Carpenter provides us with a certain duality of tone that is quite rare. She walks a fine line between personal narratives and purposefully sterile and mundane references to geography and descriptions of physical spaces. This style allows her to create poignant contrasts between different aspects of her story: accentuating the personal by placing it next to the ordinary.

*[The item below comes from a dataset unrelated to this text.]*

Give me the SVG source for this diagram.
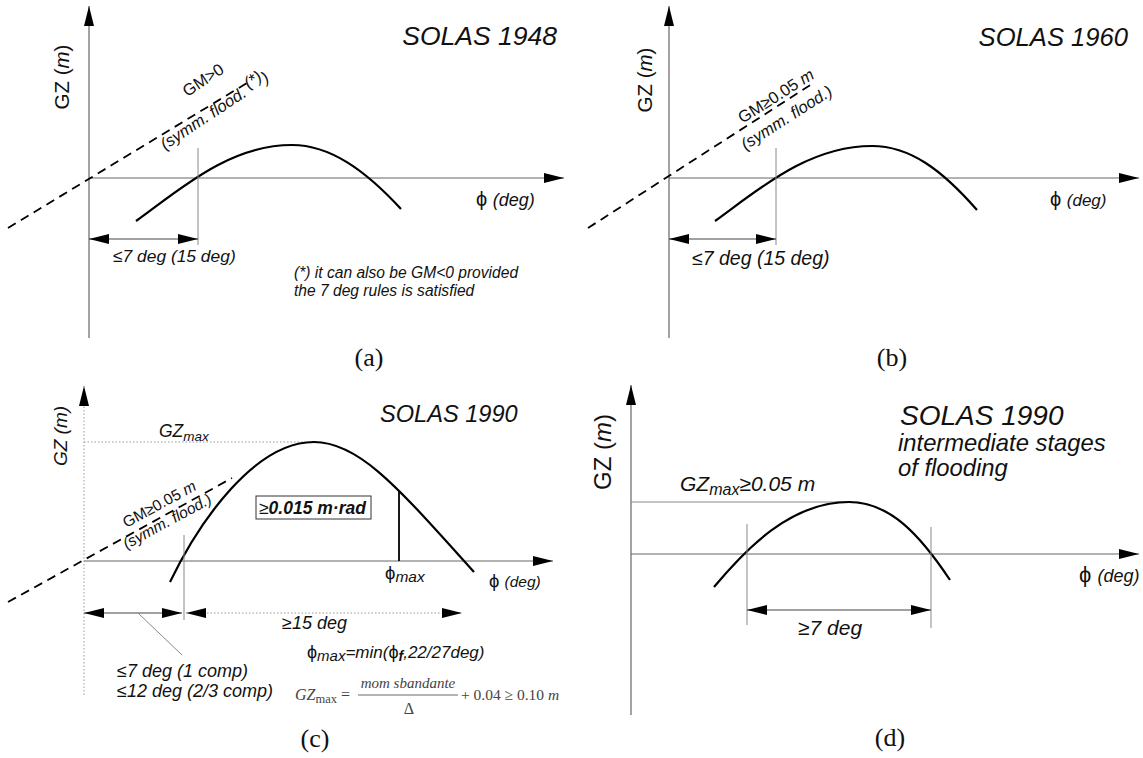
<svg xmlns="http://www.w3.org/2000/svg" width="1143" height="758" viewBox="0 0 1143 758">
<defs>
<marker id="ah" viewBox="0 0 20 10" markerWidth="20" markerHeight="10" refX="20" refY="5" orient="auto-start-reverse" markerUnits="userSpaceOnUse"><path d="M0,0L20,5L0,10z" fill="#000"/></marker>
</defs>
<style>
.ax{stroke:#666;stroke-width:1.2;fill:none;marker-end:url(#ah)}
.cv{stroke:#000;stroke-width:2.2;fill:none}
.th{stroke:#888;stroke-width:1;fill:none}
.ds{stroke:#000;stroke-width:1.8;stroke-dasharray:9 6;fill:none}
.dim{stroke:#444;stroke-width:1;fill:none;marker-start:url(#ah);marker-end:url(#ah)}
.dot{stroke:#999;stroke-width:1;stroke-dasharray:1.5 2;fill:none}
text{font-family:"Liberation Sans",Arial,sans-serif;fill:#111}
.it{font-style:italic}
.cap{font-family:"Liberation Serif","Times New Roman",serif;font-size:26px;text-anchor:middle}
.fm{font-family:"Liberation Serif","Times New Roman",serif;fill:#444}
</style>
<rect width="1143" height="758" fill="#fff"/>

<g id="panel-a">
<line class="ax" x1="89" y1="338" x2="89" y2="6"/>
<line class="ax" x1="89" y1="178" x2="564" y2="178"/>
<text x="557" y="45" text-anchor="end" class="it" font-size="26.5">SOLAS 1948</text>
<text transform="translate(69,77) rotate(-90)" text-anchor="middle" font-size="20.5">GZ (<tspan class="it">m</tspan>)</text>
<text x="476" y="206" font-size="20">ϕ <tspan class="it" font-size="18">(deg)</tspan></text>
<line class="ds" x1="8" y1="228" x2="252" y2="80"/>
<g transform="translate(166,152) rotate(-33.5)">
<text x="48" y="-34" font-size="16.5">GM&gt;0</text>
<text x="0" y="-2" font-size="16.5" class="it">(symm. flood. <tspan dy="-5">(*)</tspan><tspan dy="5">)</tspan></text>
</g>
<path class="cv" d="M136,221 C178,191 228,145 292,145 C330,145 365,170 401,209"/>
<line class="th" x1="198" y1="148" x2="198" y2="245"/>
<line class="dim" x1="89" y1="239" x2="198" y2="239"/>
<text x="113" y="262" class="it" font-size="17.4">≤7 deg (15 deg)</text>
<text x="294" y="278" class="it" font-size="15.6">(*) it can also be GM&lt;0 provided</text>
<text x="294" y="296" class="it" font-size="15.6">the 7 deg rules is satisfied</text>
<text x="369" y="366" class="cap">(a)</text>
</g>

<g id="panel-b">
<line class="ax" x1="669" y1="338" x2="669" y2="6"/>
<line class="ax" x1="669" y1="178" x2="1139" y2="178"/>
<text x="1128" y="46" text-anchor="end" class="it" font-size="25.6">SOLAS 1960</text>
<text transform="translate(652,80) rotate(-90)" text-anchor="middle" font-size="20.5">GZ (<tspan class="it">m</tspan>)</text>
<text x="1050" y="206" font-size="20">ϕ <tspan class="it" font-size="17">(deg)</tspan></text>
<line class="ds" x1="588" y1="228" x2="815" y2="82"/>
<g transform="translate(747,153) rotate(-32.5)">
<text x="12" y="-27" font-size="16.5">GM≥0.05 <tspan class="it">m</tspan></text>
<text x="0" y="-3" font-size="16.5" class="it">(symm. flood.)</text>
</g>
<path class="cv" d="M715,221 C757,191 807,146 872,146 C910,146 942,170 977,210"/>
<line class="th" x1="776" y1="148" x2="776" y2="245"/>
<line class="dim" x1="669" y1="239" x2="776" y2="239"/>
<text x="692" y="265" class="it" font-size="19.5">≤7 deg (15 deg)</text>
<text x="892" y="366" class="cap">(b)</text>
</g>

<g id="panel-c">
<line class="dot" x1="84" y1="695" x2="84" y2="386" marker-end="url(#ah)"/>
<line class="ax" x1="84" y1="561" x2="553" y2="561"/>
<text x="380" y="422" class="it" font-size="23.6">SOLAS 1990</text>
<text transform="translate(67,436) rotate(-90)" text-anchor="middle" font-size="19" class="it">GZ (m)</text>
<text x="159" y="437" class="it" font-size="17.5">GZ<tspan font-size="13.5" dy="4">max</tspan></text>
<line class="dot" x1="84" y1="442" x2="314" y2="442"/>
<path class="cv" d="M170,582 C200,520 255,442 314,442 C360,442 400,490 474,572"/>
<line x1="399" y1="491" x2="399" y2="561" stroke="#000" stroke-width="1.8"/>
<text x="385" y="579" font-size="18.5">ϕ<tspan class="it" font-size="15.5" dy="3">max</tspan></text>
<text x="489" y="587" font-size="18.5">ϕ <tspan class="it" font-size="15.5">(deg)</tspan></text>
<rect x="256" y="496" width="115" height="23" fill="none" stroke="#333" stroke-width="1"/>
<text x="259" y="514" font-size="17.5">≥<tspan class="it" font-weight="bold">0.015 m·rad</tspan></text>
<line class="ds" x1="8" y1="602" x2="232" y2="478"/>
<g transform="translate(128,552) rotate(-28.5)">
<text x="10" y="-22" font-size="15.5">GM≥0.05 <tspan class="it">m</tspan></text>
<text x="0" y="-3" font-size="15.5" class="it">(symm. flood.)</text>
</g>
<line class="th" x1="184" y1="535" x2="184" y2="620"/>
<line class="dim" x1="84" y1="613" x2="182" y2="613"/>
<line class="dot" x1="186" y1="613" x2="462" y2="613" marker-start="url(#ah)" marker-end="url(#ah)"/>
<line class="th" x1="138" y1="613" x2="182" y2="655"/>
<text x="282" y="629" class="it" font-size="18">≥15 deg</text>
<text x="307" y="658" font-size="18">ϕ<tspan class="it" font-size="15" dy="3">max</tspan><tspan class="it" font-size="17" dy="-3">=min(</tspan><tspan font-size="18">ϕ</tspan><tspan class="it" font-weight="bold" font-size="14" dy="3">f</tspan><tspan class="it" font-size="17" dy="-3">,22/27deg)</tspan></text>
<text x="117" y="677" class="it" font-size="18">≤7 deg (1 comp)</text>
<text x="117" y="697" class="it" font-size="18">≤12 deg (2/3 comp)</text>
<text x="295" y="700" class="fm" font-size="16"><tspan font-style="italic">GZ</tspan><tspan font-size="12.5" dy="3">max</tspan><tspan dy="-3"> =</tspan></text>
<line x1="358" y1="695" x2="458" y2="695" stroke="#444" stroke-width="0.8"/>
<text x="408" y="688" class="fm" font-size="15" text-anchor="middle" font-style="italic">mom sbandante</text>
<text x="409" y="714" class="fm" font-size="16" text-anchor="middle">Δ</text>
<text x="461" y="700" class="fm" font-size="15.5">+ 0.04 ≥ 0.10 <tspan font-style="italic">m</tspan></text>
<text x="315" y="747" class="cap">(c)</text>
</g>

<g id="panel-d">
<line class="ax" x1="631" y1="715" x2="631" y2="385"/>
<line class="ax" x1="631" y1="554" x2="1139" y2="554"/>
<text transform="translate(611,452) rotate(-90)" text-anchor="middle" font-size="24">GZ (<tspan class="it">m</tspan>)</text>
<text x="900" y="425" class="it" font-size="28">SOLAS 1990</text>
<text x="898" y="451" class="it" font-size="23.8">intermediate stages</text>
<text x="898" y="476" class="it" font-size="23.8">of flooding</text>
<text x="680" y="491" class="it" font-size="21">GZ<tspan font-size="16" dy="4">max</tspan><tspan dy="-4">≥0.05 m</tspan></text>
<line class="th" x1="631" y1="502" x2="850" y2="502"/>
<path class="cv" d="M714,587 C745,550 790,502 849,502 C890,502 920,535 950,580"/>
<line class="th" x1="747" y1="524" x2="747" y2="625"/>
<line class="th" x1="931" y1="527" x2="931" y2="628"/>
<line class="dim" x1="747" y1="610" x2="931" y2="610"/>
<text x="798" y="635" class="it" font-size="21">≥7 deg</text>
<text x="1079" y="582" font-size="22">ϕ <tspan class="it" font-size="18">(deg)</tspan></text>
<text x="890" y="746" class="cap">(d)</text>
</g>
</svg>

From the cartographic adventures and metaphors of the female body, to the somber alleyway seemingly contradicting itself by brimming with activity, Carpenter’s imagery creates a unique dynamic.
BIBLIOGRAPHY Carpenter, J.R. J.R. Carpenter || Entre Ville. 2006. 9 May 2012.
—. J.R. Carpenter || Bio. n.d. 8 May 2012.
—. J.R. CARPENTER || Introduction to Electronic Literature. n.d. 8 May 2012.
—. J.R. Carpenter || Mythologies and Landforms of Little Girls. 1996. 8 May 2012.
—. Mythologies of Landforms and Little Girls | ELMCIP. n.d. 9 May 2012.